Его палец почти упёрся в её грудь, но Даниэлла этого не замечала. Её серебристые глаза распахнулись ещё шире, зрачки забегали, ловя его взгляд. Раздался хлопок, голова Рико дёрнулась, он пошатнулся, отступая на два шага. В висках зашумело, щёку обдало жаром, и он невольно коснулся её, ошарашенно глядя на Даниэллу.
– Пошёл. Вон.
– Значит, я угадал. – Всё ещё продолжая держаться за щёку, Рико вдруг улыбнулся. – Скажи, что тебе всё равно, и я уйду. Скажи правду. Самой себе. Не мне.
– Я посажу тебя. Даже не сомневайся. – Грудь Даниэллы тяжело вздымалась, глаза полыхали яростным огнём. – Как только министр подаст заявление, я тебя посажу. И нет, ты ошибаешься. Я ничего к тебе не чувствую. И никогда не чувствовала.
– Министр не напишет заявление. – Рико не знал, что заставляет продолжать говорить. Не знал, подействуют ли на неё его слова, но чувствовал, что просто не может просто так уйти. – У него полный сейф денег, которые он отмывает. Так что не жди. Не посадишь.
– Убирайся. – Голос Даниэллы опасно зазвенел, срываясь на высокие ноты. Она с трудом удерживала себя на самой грани, после которой остановить истерику будет невозможно. Хотелось выцарапать эти насмешливые глаза, заставить замолчать этот рот, вырвать лживое сердце и топтать, пока от него не останется ничего. – Я правильно составила твой портрет – самодовольный альфа-самец, расчётливый и хладнокровный. И все твои слова – ложь от начала и до конца.
– Нет. – Одно слово, тихое, настойчивое, и броня, которой она окружила себя, начала покрываться мелкими трещинами. – Ты знаешь, что сейчас я говорю правду. Я люблю тебя.

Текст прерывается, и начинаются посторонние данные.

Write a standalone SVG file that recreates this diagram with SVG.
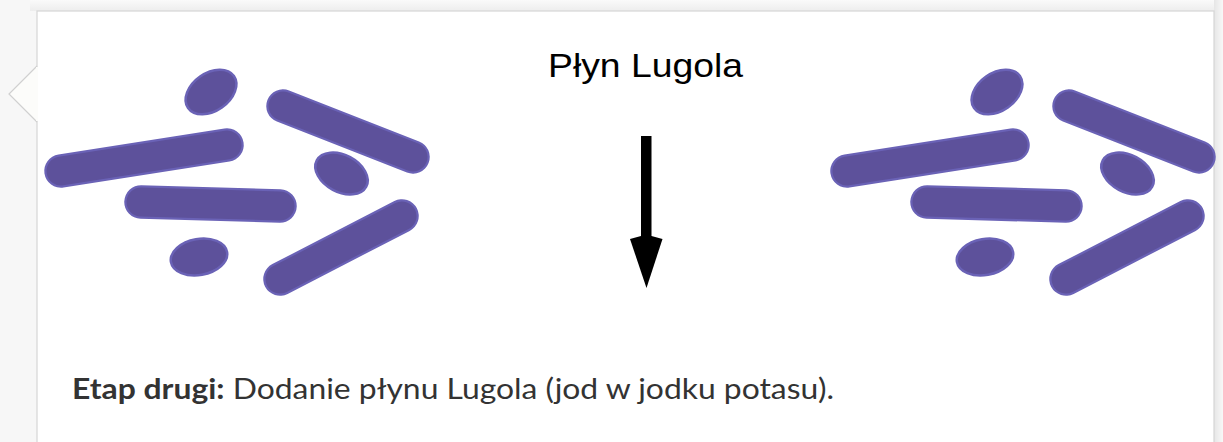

– Какое мне дело до твоих чувств! – взорвалась она, и стакан с цветами полетел на пол, с грохотом разбиваясь. – Мне не нужны ни они, ни ты! Ублюдок! Убирайся!
Несколько бесконечно долгих секунд он стоял и смотрел на неё, потом резко развернулся на пятках и стремительно вышел, оставив дверь открытой. Шум его шагов давно стих, а Даниэлла так и продолжала стоять, тяжело дыша, не замечая, как по щекам катятся слёзы. Потом осторожно опустилась на колени и начала собирать осколки, освобождая от них помятый букет.